No question, seeing a football team moving down the field in a two-minute drill trying to win the game with seconds to spare is exciting, but it pales in comparison to the kind of true intellectual excitement that goes on at an arbitration hearing.
Guess what? More often than not, the union provides food throughout the hearings. That’s the main reason arbitration hearings are not held in convention centers, hotel ballrooms or stadiums, because in commercial venues, you can’t bring in food from the outside. It’s a local tradition: Food is part of the negotiation.
One last tip. There are several types of arbitration. There is voluntary arbitration where the parties are not obligated to comply with their ruling. In binding arbitration, both parties must comply with the decision, either by law or by contractual agreement, and it becomes part of the agreement for the remaining life of the contract. What causes the suspense in the arbitration before the taxpayer and government workers is that it’s final. There is no ratification vote for union members; there is no sudden-death playoff.

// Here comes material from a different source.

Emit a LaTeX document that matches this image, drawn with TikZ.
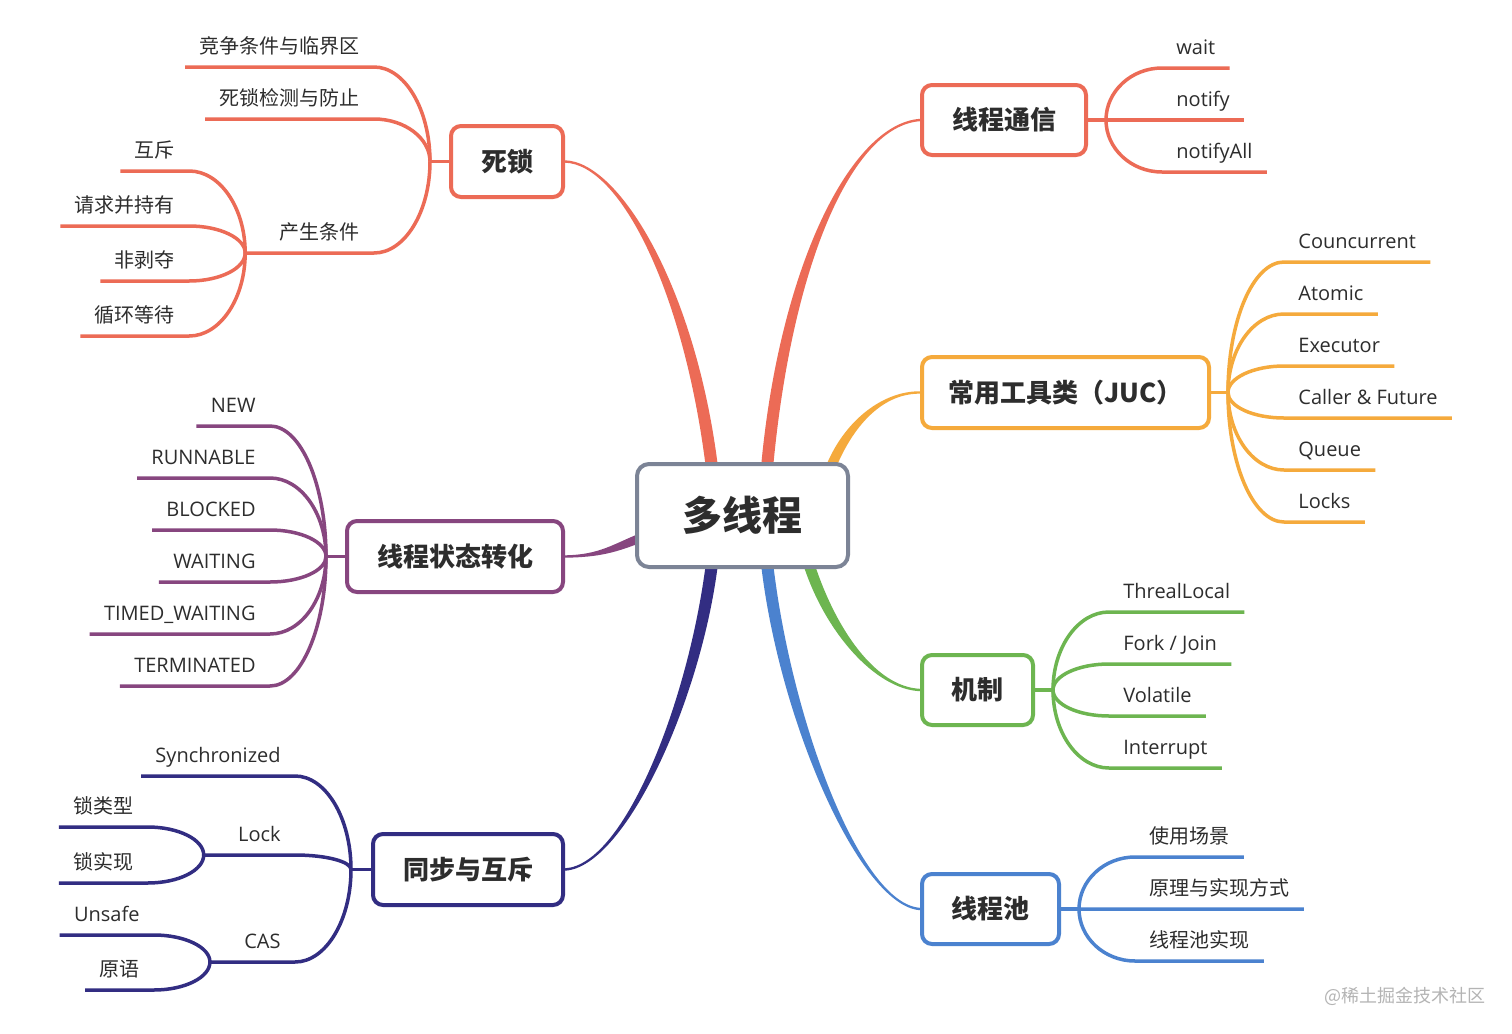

Can you imagine how exciting an athletic contest would be if, when the clock ran out and the game was over, it would be over for years, not weeks? The finality of an arbitrator’s ruling can be a blessing to one side and the kiss of death to the other, and the tension is mounting. This is what the unions apparently wanted and the management dreaded. They wanted a third party to decide the future of their workers.
It’s nail-biting time for spectators. But beware, it’s possible there may be no winners in the end.